In the particular embodiment illustrated, this is achieved by the closure of air vent valve 62 and breather shut off valve 65 and the opening of flushing valve 70 which thereby permits the water in the 45 tank to follow through valve 70 and pipe 71 to manifold 72 and thence via distributor pipes 73 to flush this water carrying the accumulated cement dust through flushing nozzles 74 for discharge into the batcher. The pressure head on this flushed water and the flushing action of the water discharged through nozzle 74 is significantly improved by utilizing air pressure supply hose 66 and opening valve 65 communicating with the interior of drum 45. Once the resevoir water is added, the resultant slurry has the desired water to cement ratio and following the desired mixing is then discharged from the batcher upon opening valve 10.
It will also be apparent that when practicing this invention, the water deficient slurry can be expelled via valve 10 prior to flushing the batcher with the water of drum 45. Where, say, concrete mixing trucks are employed, the water depleted slurry can be first introduced into the concrete truck and the balance of the water, following flushing, then also introduced into the truck by merely leaving valve 10 open until the next batching operation.

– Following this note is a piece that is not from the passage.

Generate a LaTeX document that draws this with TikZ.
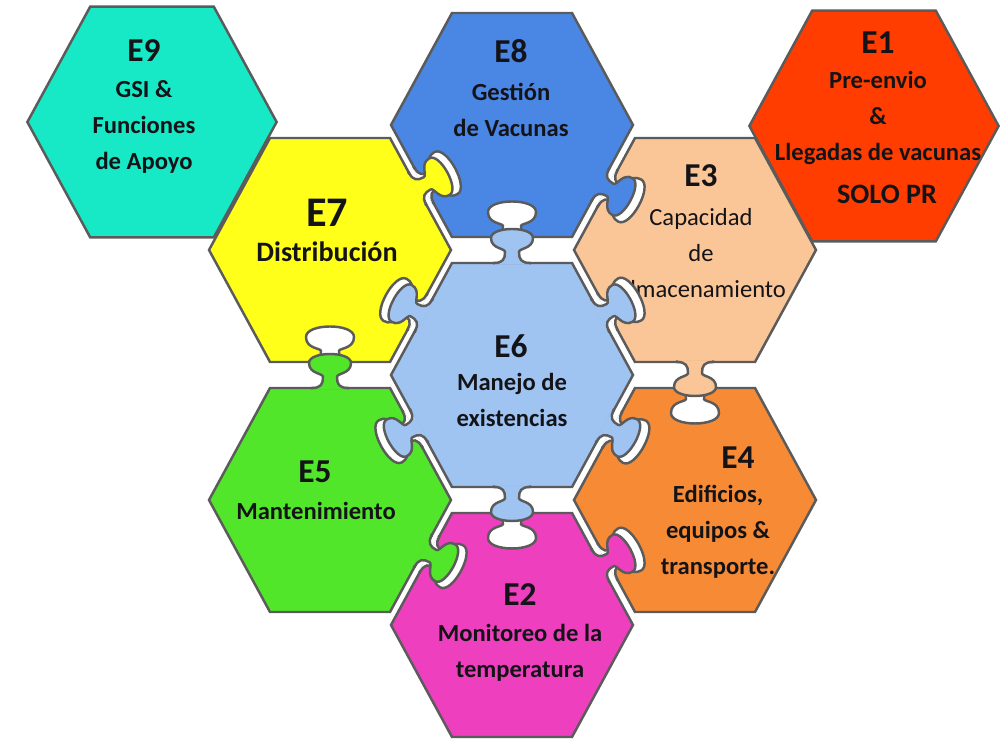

In this application, final slurry mixing would take place in the mixing truck.
From the foregoing, it will be seen that the cement dust is contained during a slurry mixer charging and furthermore, only one weight controller for measuring both the desired amount of cement and the desired amount of water is needed. Aggregate can be then mixed with the obtained slurry in any desired manner, such as, for example, adding the aggregate to the concrete mixer of a truck following the slurry addition.